On the basis of the results of a more detailed review, it was confirmed that in the case of 0 mm of rainfall, the View Range was 80 m regardless of the vehicle speed, creating an ideal environment for securing visibility. However, for a vehicle speed of 60 km/h, the data needs to be supplemented through additional data analysis. As shown in the ADAS (LDWS) baseline analysis results according to rainfall change, it was determined that the View Range that ADAS (LDWS) is able to achieve at between 0 and 20 mm of rainfall is always maintained at above 40 m, which is more than 15 m. In addition, in the case of 30 mm of rainfall, it was confirmed that ADAS (LDWS) could not operate normally because the View Range became 0 m beyond a vehicle speed of 48 km/h.
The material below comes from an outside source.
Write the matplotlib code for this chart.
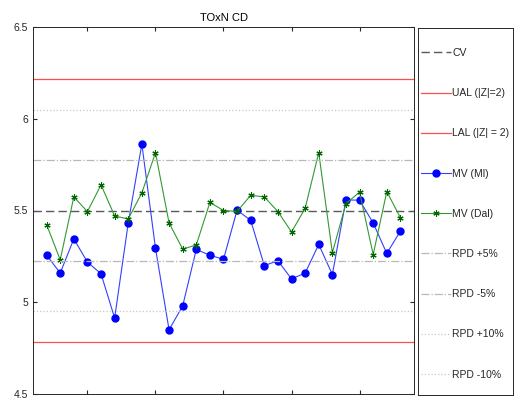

However, in the case of 60 km/h, we found peculiarity that the View Range with a precipitation of 0 mm was lower than that at precipitations of 10 mm or 20 mm, because it is difficult to achieve accurate information recognition due to sunlight being recognized by the sensor in a backlight situation. This situation can happen anytime, anywhere, when driving. In particular, the View Range decreases because the sensor cannot recognize accurate information when driving at a high speed. Because of this, in cases of precipitations of 10 mm and 20 mm, we determined that the View Range increased with respect to the situation at precipitation 0 mm because the rain partially blocked the sunlight.

5. Discussion

This study is the result of empirical verification of ADAS performance change resulting from rainfall and changes in vehicle speed. Under rainy conditions, the driver will feel more skeptical about driving assistance systems such as ADAS. However, the current ADAS relies on an image sensor that performs the same role as the human eye. Therefore, an environment that is not able to be captured by the human eye will not exhibit performance in ADAS. We tried to confirm the limitations of LDWS and ADAS sensors by conducting a real-vehicle experiment in a rainfall environment to confirm the limitations of sensor recognition. The significance of this study is to conduct a quantitative experiment for measuring the effect of rainfall intensity on the ADAS sensor and to derive the solution for overcoming the sensor limitations by not using image data from other sensors, as in previous studies [13,14,15,16]. As a result of the empirical experiment, on the basis of the View Range reference analysis, as the rainfall increases, the ability of the ADAS sensor to identify and recognize lane information decreases rapidly. In particular, it was confirmed that when the rainfall increases, the driving speed of the vehicle also affects the View Range, such that the visibility of the surrounding environment decreases, and the safety of the vehicle driving is not secure.

Therefore, it is deemed necessary to develop a technology that can secure a View Range regardless of rainfall to ensure the safety of LDWS and ADAS technologies. Since the primary sensors are used to secure, recognize, and determine visibility for actual vehicle driving, in cases such as general drivers and self-driving cars, this will reduce accidents caused by driver carelessness. Furthermore, it is expected to provide a safe driving environment by securing the safety of self-driving cars. This study’s limitation is that we did not perform testing in other bad weather environments such as fog and snow. Therefore, future studies must consider extreme conditions (severe weather conditions) and conduct empirical research in complex environments such as fog, snowfall, and strong winds, not just rainy environments.